Doorstep Dinners How restaurants are reinventing ‘dine at home’ experiences
As the cost-of-living crisis triggers a dip in ‘dine out’ budgets, restaurants are reconfiguring kitchens into gastro-laboratories and innovating fresh ‘at home’ offerings. From freezer-friendly dinner dumplings and finish-at-home ramen bowls to tins of chai and pouches of ‘pour over’ curries, familiar favourites and iconic establishments alike are dishing out an expansive range of supermarket shelf-stockers, hoping to bring the high street into homes.
‘Dining in’ can lack an epicurean flair without the warmth of a chef-prepared meal. So how have restaurants communicated the chef’s touch in their ‘dine at home’ offerings?
For Zizzi at Home, a selection of frozen favourites from the Italian-inspired restaurant chain, packs are anchored by the imperfect oblong of its logo and crooked lines of the navy banners, subtly reinforcing the ‘hand-stretched’ quality of Zizzi’s pizza bases. Opting out of polished visuals, consumers are instead greeted with pack-wide photography amplifying the honest imperfections of these handcrafted pizzas, coding a chef-made artisanship that challenges dominant consumer perceptions and sets them apart from other factory-produced frozen pizzas.
Similarly, New York ramen bar Momofuku has employed scribbles of Sharpie-style lettering and painter’s tape-inspired labels to complete the bottles of its kombu-steeped soy sauce and chilli crunch jars. Taking inspiration from quart containers of finishing oils and herb dressings, often found on stainless-steel counters of restaurant kitchens, the packs convey restaurant-grade quality with small-batch craft, empowering consumers to ‘become the chef’ and replicate the restaurant dishes at home.
Though building distinctiveness may seem daunting for restaurants hoping to break into the crowded FMCG space, casual dining restaurants such as itsu and YO! Sushi have successfully leveraged their high street iconography, adapting their already culturally resonant symbols to new formats.
Earmarked with its signature pink and yellow butterfly, itsu [grocery] takes the restaurant’s classics to supermarkets around the country. The white packs are paired with the brand’s rounded, sans serif, and lowercase lettering and stylised with its identifiable apostrophes (rice’noodles, umami’meatballs, miso’easy) – demonstrating continuity with the design and taste of its restaurants’ menus. While Japanese kanji and kana scripts and ‘Ukiyo-e’-style illustrations furnish new formats like pot noodles and boxed broths, promising consumers the same light and healthful Asian-inspired flavours that have been tailored for home cooking ease.

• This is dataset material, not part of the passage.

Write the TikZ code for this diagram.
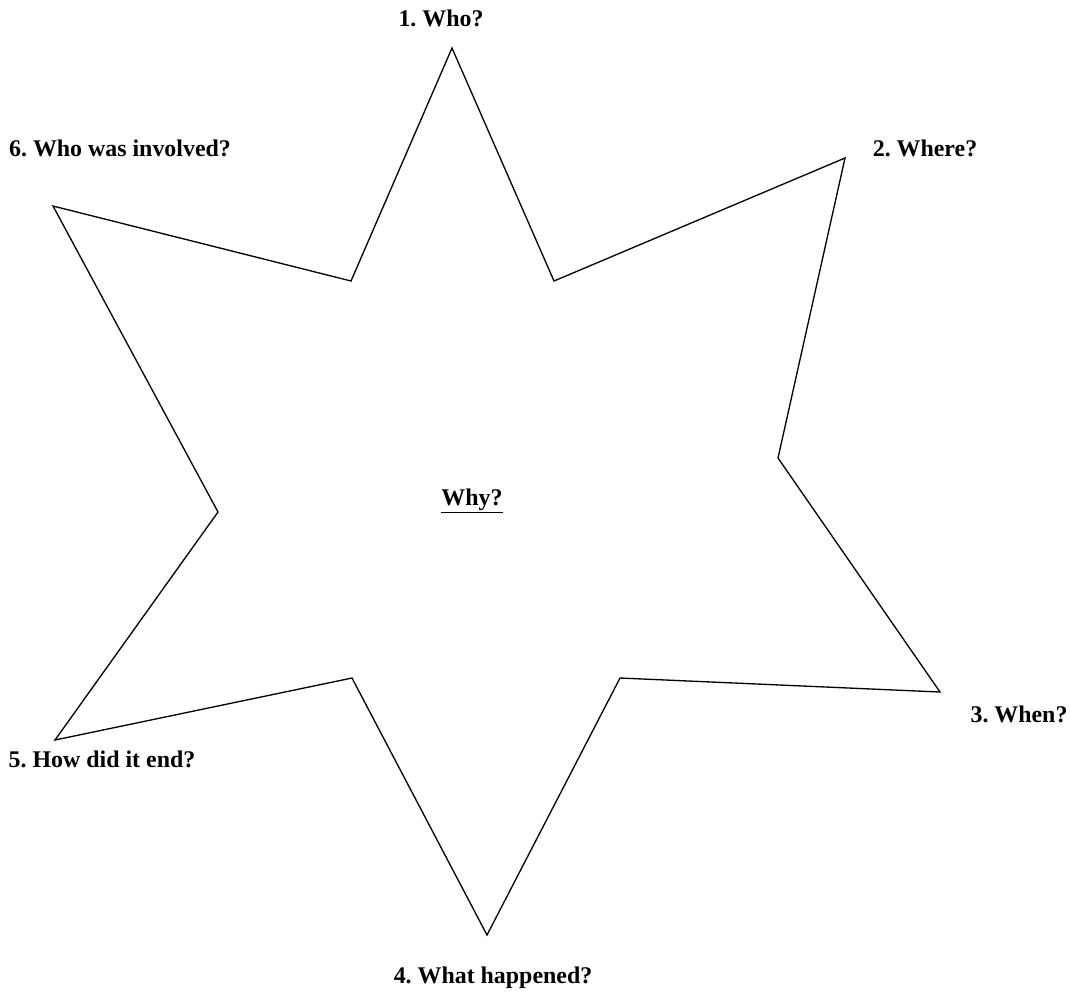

YO! Sushi has also built on its existing brand assets in the pack designs of its ‘at home’ sauces and marinades, the kaleidoscopic hues and textured brushstrokes of its pouches an ode to the rainbow-coloured plates and placemats at its restaurants, while also lending as visual metaphors for the bold, complex flavours packed within. Punctuated with top-down shots of prepared dishes and straight-talking language such as ‘coat & cook’ and ‘pour over’, the packs communicate a plain, no-frills simplicity fit for the home chef.
Still, others have leveraged their product lines as an opportunity to extend their ‘worlds’, in the next chapter of their brand storytelling.
Indian restaurant Dishoom has developed a range including bottled cocktail mixes, tin-boxfuls of masala chai, and jars of chutneys and jams, all wrapped in dusty shades of blues and oranges and an eclectic mix of calligraphic typefaces, capitalised serif styles, and botanical drawings. Evoking the old-school Irani cafes of colonial-era Bombay that the establishment has taken inspiration from, the pack designs transport consumers to the heady record-playing, incense-filled dining halls that the institution has become synonymous with.
Likewise, in a nod to the convenience store, Taiwanese diner Bao has launched its ‘Convni’ online shop. Featuring a selection of ‘Emergency Noodles’, ‘Cocktail Rescues’, and hot sauce-filled squeezy bottles, the playfully named products and pack formats draw on cultural meanings associated with the corner shop (e.g. midnight snacks and last-minute booze runs), and leans further into the restaurant’s ‘grab and go’-led menu.
3 key takeouts for brands:
- Adopting codes of craftsmanship on ‘dine at home’ packs can assure consumers of a culinary warmth and signal premiumness.
- Leaning into distinctive brand equity indicates consistent quality, a sign to consumers no compromise in taste and experience whether dining at your restaurant or by way of supermarket shelves.
- Recognise your ‘dine in’ range as a chance to explore and expand your brand world, and an opportunity to reinforce your brand’s cultural relevance.